[TASK PROMPT]
Repeat the data word for word. Do not include the pictures.

───── MATERIAL

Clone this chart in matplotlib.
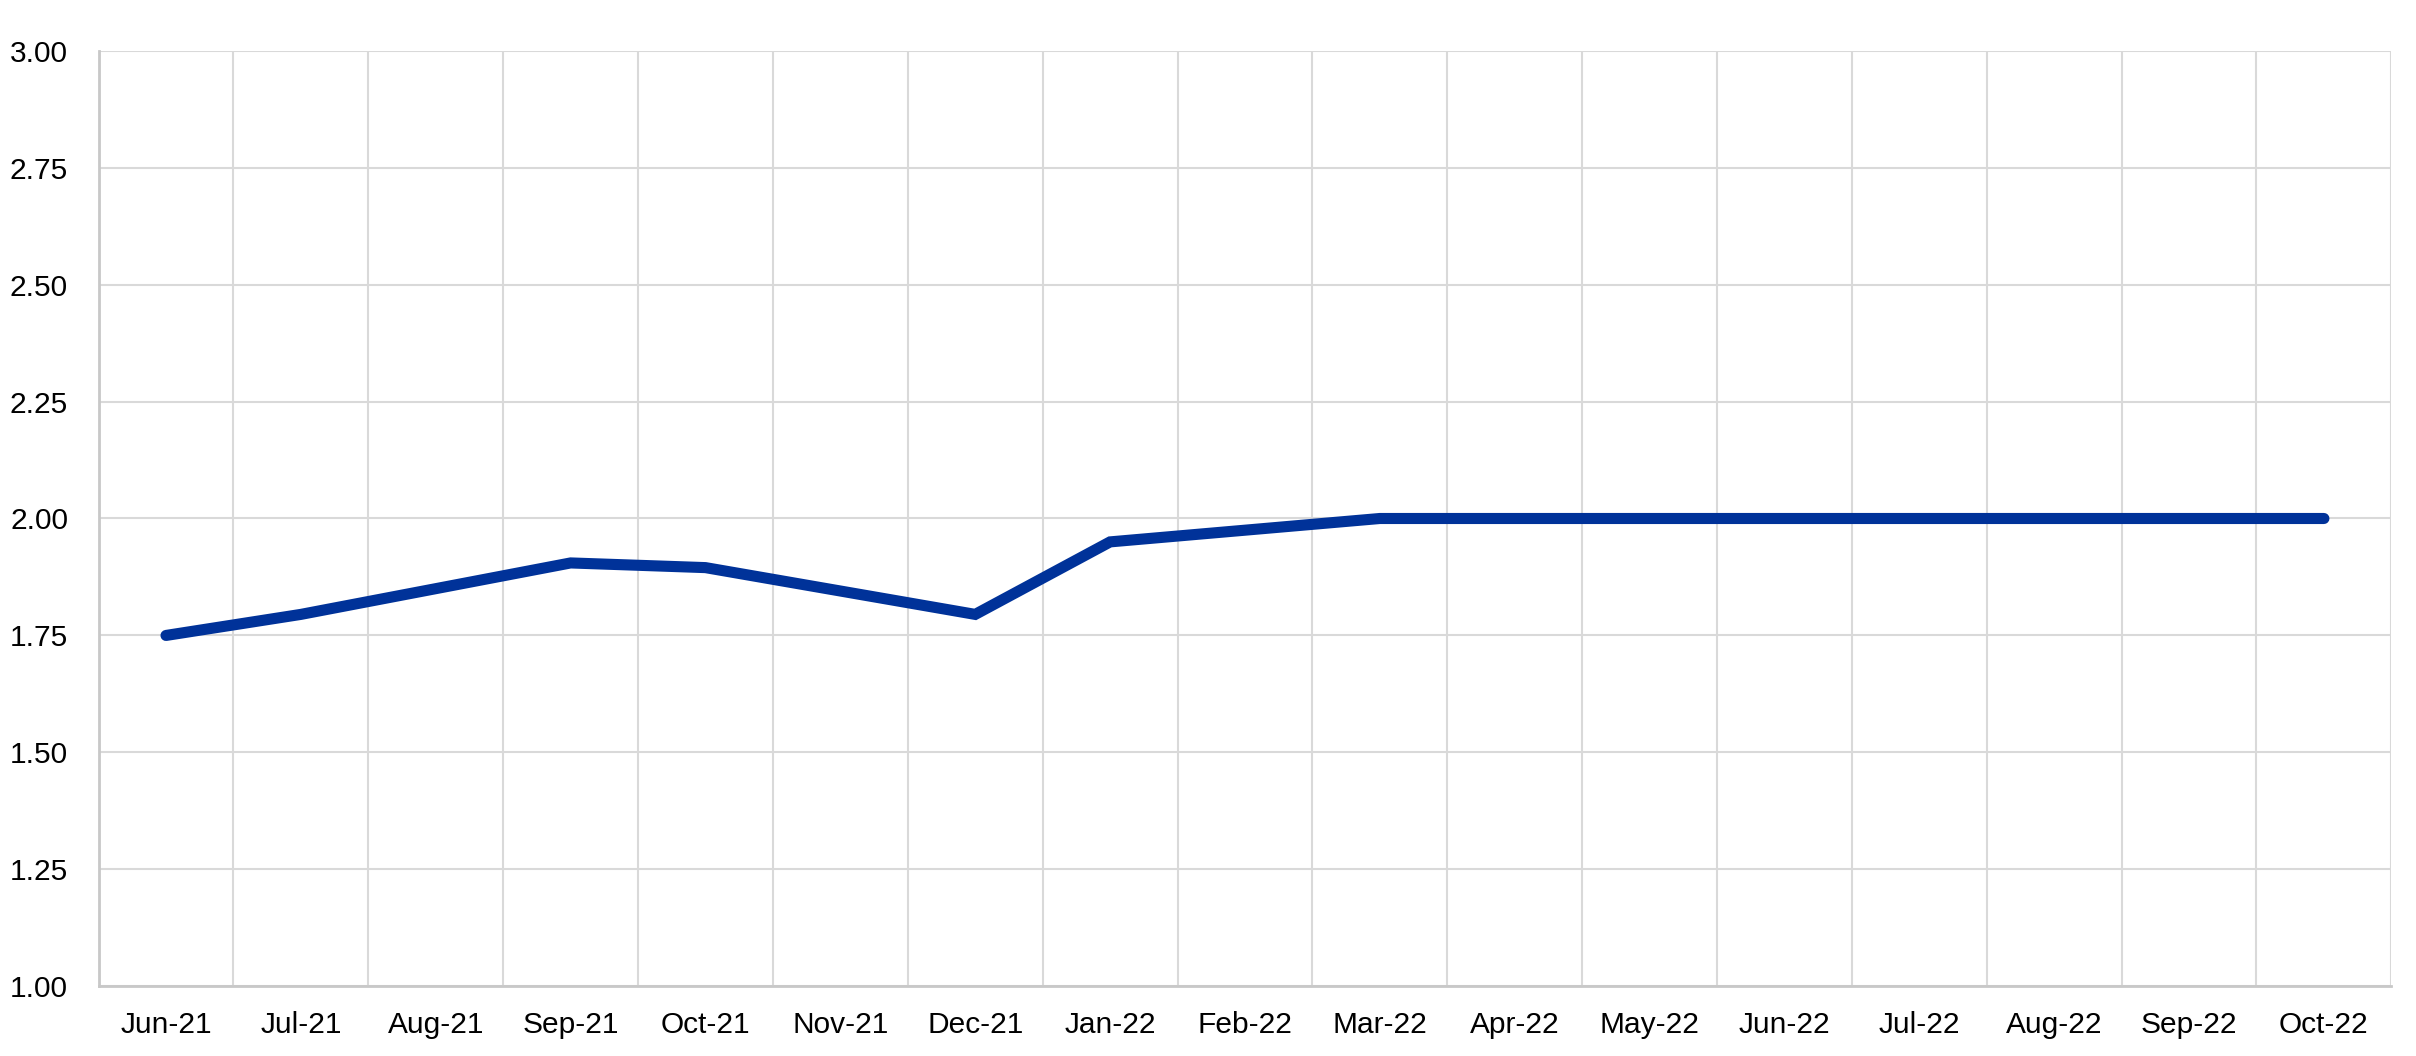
import matplotlib
matplotlib.use("Agg")
import matplotlib.pyplot as plt
import numpy as np

months = ["Jun-21", "Jul-21", "Aug-21", "Sep-21", "Oct-21", "Nov-21", "Dec-21",
          "Jan-22", "Feb-22", "Mar-22", "Apr-22", "May-22", "Jun-22", "Jul-22",
          "Aug-22", "Sep-22", "Oct-22"]
values = [1.75, 1.795, 1.85, 1.905, 1.895, 1.845, 1.795,
          1.95, 1.975, 2.00, 2.00, 2.00, 2.00, 2.00,
          2.00, 2.00, 2.00]
yticks = [1.00, 1.25, 1.50, 1.75, 2.00, 2.25, 2.50, 2.75, 3.00]

plt.rcParams['font.family'] = ['Liberation Sans', 'DejaVu Sans']

fig = plt.figure(figsize=(24.16, 10.56), dpi=100)
ax = fig.add_axes([0.0408, 0.066, 0.949, 0.886])

x = np.arange(len(months))
ax.plot(x, values, color="#003299", linewidth=8, solid_capstyle="round",
        solid_joinstyle="miter", zorder=3)

ax.set_xlim(-0.5, len(months) - 0.5)
ax.set_ylim(1.0, 3.0)
ax.set_yticks(yticks)
ax.set_yticklabels([f"{v:.2f}" for v in yticks])
ax.set_xticks(x)
ax.set_xticklabels(months)
ax.set_xticks(np.arange(len(months)) + 0.5, minor=True)

ax.grid(axis="y", which="major", color="#d9d9d9", linewidth=1.5, zorder=0)
ax.grid(axis="x", which="minor", color="#d9d9d9", linewidth=1.5, zorder=0)
ax.grid(axis="x", which="major", visible=False)

ax.tick_params(axis="both", which="both", length=0, labelsize=21.5, colors="black")
ax.tick_params(axis="x", pad=18)
ax.tick_params(axis="y", pad=22)

for s in ["top", "right"]:
    ax.spines[s].set_visible(False)
ax.spines["left"].set_color("#c8c8c8")
ax.spines["left"].set_linewidth(2)
ax.spines["bottom"].set_color("#c8c8c8")
ax.spines["bottom"].set_linewidth(2)

fig.savefig("out.png", dpi=100, facecolor="white")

──────────

[RESULT FOR THIS EXERCISE]
Clone this chart in matplotlib.
import matplotlib
matplotlib.use("Agg")
import matplotlib.pyplot as plt
import numpy as np

months = ["Jun-21", "Jul-21", "Aug-21", "Sep-21", "Oct-21", "Nov-21", "Dec-21",
          "Jan-22", "Feb-22", "Mar-22", "Apr-22", "May-22", "Jun-22", "Jul-22",
          "Aug-22", "Sep-22", "Oct-22"]
values = [1.75, 1.795, 1.85, 1.905, 1.895, 1.845, 1.795,
          1.95, 1.975, 2.00, 2.00, 2.00, 2.00, 2.00,
          2.00, 2.00, 2.00]
yticks = [1.00, 1.25, 1.50, 1.75, 2.00, 2.25, 2.50, 2.75, 3.00]

plt.rcParams['font.family'] = ['Liberation Sans', 'DejaVu Sans']

fig = plt.figure(figsize=(24.16, 10.56), dpi=100)
ax = fig.add_axes([0.0408, 0.066, 0.949, 0.886])

x = np.arange(len(months))
ax.plot(x, values, color="#003299", linewidth=8, solid_capstyle="round",
        solid_joinstyle="miter", zorder=3)

ax.set_xlim(-0.5, len(months) - 0.5)
ax.set_ylim(1.0, 3.0)
ax.set_yticks(yticks)
ax.set_yticklabels([f"{v:.2f}" for v in yticks])
ax.set_xticks(x)
ax.set_xticklabels(months)
ax.set_xticks(np.arange(len(months)) + 0.5, minor=True)

ax.grid(axis="y", which="major", color="#d9d9d9", linewidth=1.5, zorder=0)
ax.grid(axis="x", which="minor", color="#d9d9d9", linewidth=1.5, zorder=0)
ax.grid(axis="x", which="major", visible=False)

ax.tick_params(axis="both", which="both", length=0, labelsize=21.5, colors="black")
ax.tick_params(axis="x", pad=18)
ax.tick_params(axis="y", pad=22)

for s in ["top", "right"]:
    ax.spines[s].set_visible(False)
ax.spines["left"].set_color("#c8c8c8")
ax.spines["left"].set_linewidth(2)
ax.spines["bottom"].set_color("#c8c8c8")
ax.spines["bottom"].set_linewidth(2)

fig.savefig("out.png", dpi=100, facecolor="white")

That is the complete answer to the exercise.